• [WRITTEN EXERCISE]
Only the number is needed: how many lines contain the word "matplotlib"?

--- START ---

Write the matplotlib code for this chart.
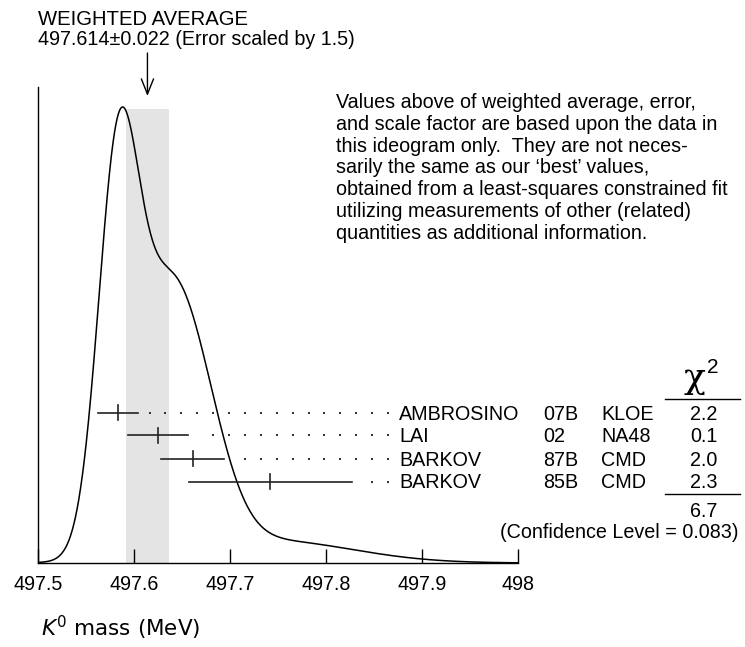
import numpy as np
import matplotlib
matplotlib.use("Agg")
import matplotlib.pyplot as plt
from matplotlib import transforms

# ---------------- data ----------------
authors = ["AMBROSINO", "LAI", "BARKOV", "BARKOV"]
years = ["07B", "02", "87B", "85B"]
experiments = ["KLOE", "NA48", "CMD", "CMD"]
values = [497.583, 497.625, 497.661, 497.742]
errors = [0.021, 0.031, 0.033, 0.085]
chi2 = [2.2, 0.1, 2.0, 2.3]
chi2_total = 6.7
conf_level = 0.083
w_mean = 497.614
w_err = 0.022
err_scale = 1.5
x_ticks = [497.5, 497.6, 497.7, 497.8, 497.9, 498.0]
x_ticklabels = ["497.5", "497.6", "497.7", "497.8", "497.9", "498"]
note_lines = [
    "Values above of weighted average, error,",
    "and scale factor are based upon the data in",
    "this ideogram only.  They are not neces-",
    "sarily the same as our \u2018best\u2019 values,",
    "obtained from a least-squares constrained fit",
    "utilizing measurements of other (related)",
    "quantities as additional information.",
]

# ---------------- figure ----------------
W, H = 745, 647
fig = plt.figure(figsize=(W / 100, H / 100), dpi=100)
FONT = "Liberation Sans"
FS = 14.2

def fx(p):
    return p / W

def fy(p):
    return 1 - p / H

ax = fig.add_axes([fx(38), fy(563), 480 / W, (563 - 87) / H])

# ideogram: sum of Gaussians, area proportional to 1/error
xs = np.linspace(497.5, 498.0, 1500)
ys = np.zeros_like(xs)
for v, e in zip(values, errors):
    ys += (1.0 / e) * np.exp(-0.5 * ((xs - v) / e) ** 2) / (e * np.sqrt(2 * np.pi))
peak = ys.max()
ax.set_xlim(497.5, 498.0)
ax.set_ylim(0, peak / 0.958)

# shaded band of weighted average
ax.fill_between([w_mean - w_err, w_mean + w_err], 0, peak * 0.996,
                color="#e4e4e4", lw=0, zorder=1)
ax.plot(xs, ys, color="black", lw=1.1, zorder=3)

# spines / ticks
for s in ["top", "right"]:
    ax.spines[s].set_visible(False)
ax.spines["left"].set_linewidth(1.0)
ax.spines["bottom"].set_linewidth(1.0)
ax.set_yticks([])
ax.set_xticks(x_ticks)
ax.set_xticklabels(x_ticklabels, fontsize=FS, family=FONT)
ax.tick_params(axis="x", direction="in", length=10, width=1.0, pad=9)

# measurements rows (x in data, y in figure pixels)
trans = transforms.blended_transform_factory(ax.transData, fig.transFigure)
row_y = [412.5, 435, 458.5, 481.5]
dot_last = 497.8646
dot_step = 0.01656
for v, e, yp in zip(values, errors, row_y):
    y = fy(yp)
    ax.plot([v - e, v + e], [y, y], transform=trans, color="#222222", lw=1.2,
            clip_on=False, zorder=4)
    ax.plot([v, v], [fy(yp - 7.5), fy(yp + 7.5)], transform=trans,
            color="#222222", lw=1.2, clip_on=False, zorder=4)
    dx = []
    k = 0
    while True:
        d = dot_last - k * dot_step
        if d < v + e + 0.0115:
            break
        dx.append(d)
        k += 1
    ax.scatter(dx, [y] * len(dx), transform=trans, s=1.3, color="#333333",
               marker="s", lw=0, clip_on=False, zorder=4)

# row texts
for a, yr, ex, c, yp in zip(authors, years, experiments, chi2, row_y):
    b = fy(yp + 7)
    fig.text(fx(399), b, a, fontsize=FS, family=FONT, va="baseline")
    fig.text(fx(543), b, yr, fontsize=FS, family=FONT, va="baseline")
    fig.text(fx(601), b, ex, fontsize=FS, family=FONT, va="baseline")
    fig.text(fx(704), b, f"{c:.1f}", fontsize=FS, family=FONT, va="baseline",
             ha="center")

# chi^2 header and rules
fig.text(fx(684), fy(388), "\u03c7", fontsize=26, family="DejaVu Serif",
         va="baseline")
fig.text(fx(707), fy(373), "2", fontsize=15, family=FONT, va="baseline")
fig.add_artist(plt.Line2D([fx(665), fx(740)], [fy(399), fy(399)], color="black", lw=1.0))
fig.add_artist(plt.Line2D([fx(665), fx(740)], [fy(494), fy(494)], color="black", lw=1.0))
fig.text(fx(704), fy(517), f"{chi2_total:.1f}", fontsize=FS, family=FONT,
         va="baseline", ha="center")
fig.text(fx(739), fy(538), f"(Confidence Level = {conf_level:.3f})", fontsize=FS,
         family=FONT, va="baseline", ha="right")

# weighted average header and arrow
fig.text(fx(38), fy(25), "WEIGHTED AVERAGE", fontsize=14.6, family=FONT, va="baseline")
fig.text(fx(38), fy(45), f"{w_mean:.3f}\u00b1{w_err:.3f} (Error scaled by {err_scale})",
         fontsize=14.2, family=FONT, va="baseline")
ax.annotate("", xy=(w_mean, fy(96)), xytext=(w_mean, fy(53)),
            xycoords=trans, textcoords=trans,
            arrowprops=dict(arrowstyle="->,head_length=0.55,head_width=0.22",
                            mutation_scale=20, lw=1.0, color="black",
                            shrinkA=0, shrinkB=0), annotation_clip=False)

# note
for i, line in enumerate(note_lines):
    fig.text(fx(336), fy(108 + i * 21.8), line, fontsize=FS, family=FONT,
             va="baseline")

# x label
fig.text(fx(41), fy(636), r"$K^0$ mass (MeV)", fontsize=15.5, va="baseline",
         family="DejaVu Sans")

fig.savefig("out.png", dpi=100)
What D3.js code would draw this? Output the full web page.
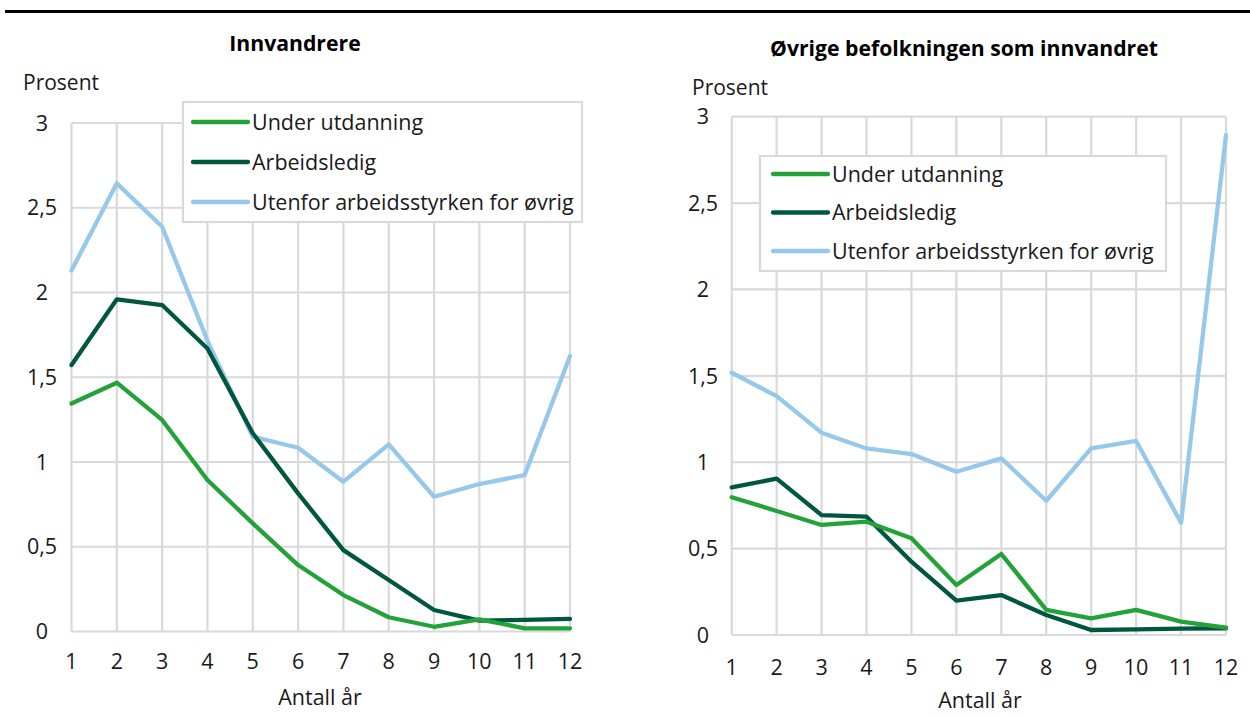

--- END ---

• [CORRECT RESULT]
5